Bees & Honey
Guadalís Del Carmen
Marin Theatre Company
“Love me as I love you,
Give me your love beyond measure,
Find me like a bee to a honeycomb,
Long live the honey of my life!”
Inspired by this chorus from “Como Abeja al Panal” (“Like a Bee to a Honeycomb”) by the Latin song writer Juan Luis Guerra, Guadalís Del Carmen has penned a sweet-and-sour, slice-of-life play about the romantic journey of one couple living in the Dominican Diaspora of Washington Heights, New York. Via a rollercoaster mixture of charm and comedy, electricity and eroticism, twists and tragedies, Bees & Honey follows a couple from the moments of first club-sighting, first body-to-body dance, and first long-and-hard kiss through the sweet joys, the day-to-day realities, and the harsh challenges of married life. In its West Coast premiere by Marin Theatre Company, the near-twenty short scenes of Bees & Honey are a mildly enjoyable, somewhat predictable history of the inevitable ups and downs that follow this couple’s initial “I do’s.”

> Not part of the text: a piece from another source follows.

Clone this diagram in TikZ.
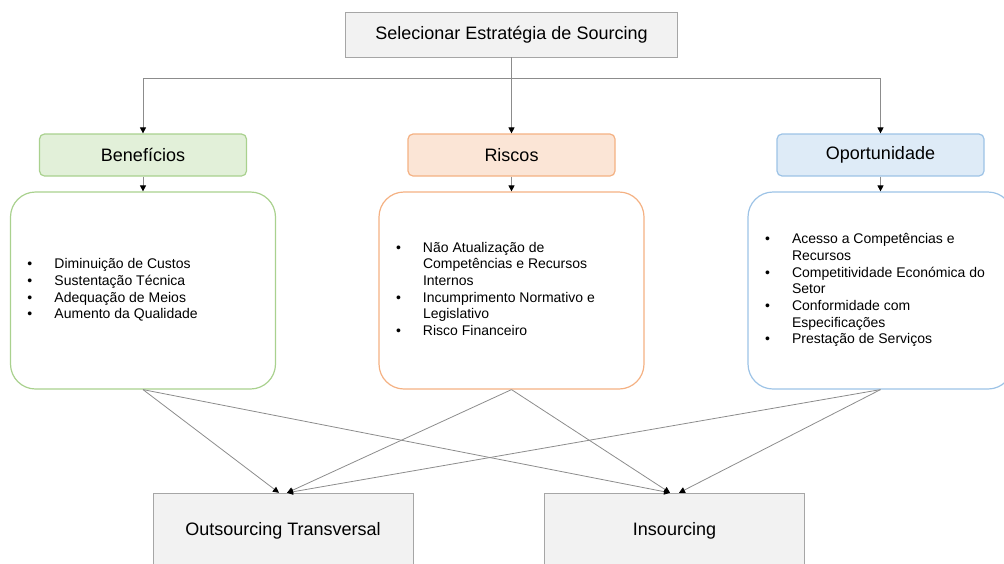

On the surface, Johaira and Manuel are the most unlikely of couples to get beyond that first drink and dance at the local club. She is a summa cum laude college graduate who then starred in law school and is now the first Dominica to have a chance soon to be named a Deputy Chief Prosecutor. He owns a car-repair shop and regularly hits the clubs with his neighborhood chums looking for hook-ups with hot women. But something palpable happens when their eyes meet as he hangs “with his boys” and she enters “with her girls.” That initial attraction is sealed into the real deal when the two dance to the bachata rhythms playing – a sensual genre of Dominican Republic music that all but requires dancing with bodies touching and hips moving in total sync.
Soon the two are setting up household in an apartment, with our most often seeing them as they begin and end their respective days at work. The initial, magnetic draw between the two is fun and even hot to watch – as ably directed by Karina Gutiérrez – as in one scene where Manuel tempts Johaira toward the bedroom keeping her an inch or two away from a needed, desperately wanted kiss. They are each impressively understanding and supportive of the other’s outside pressures – she has a major, sexual abuse case to prosecute in court while he is obtaining a loan to open a new shop in the Bronx. Their life is at first much like watching a sexy, romcom with Dominican-born music occasionally playing in the background.
But a frozen-action scene where the music is “Strangers in the Night” with the two at opposite sides of the room, their backs facing the other, is a first, not-at-all-subtle warning that even the big hug and all smiles that follow are not going to be enough to keep the feel-good vibes totally alive. To Manuel and Johaira – just like to all married couples – life happens. Be it a difficult mother-in-law, a judge who is fraternity brothers with the defense lawyer, a skeptical banker, or just the pressures of two ambitious people trying to hold it together day after day – tensions and the room temperature of course rise.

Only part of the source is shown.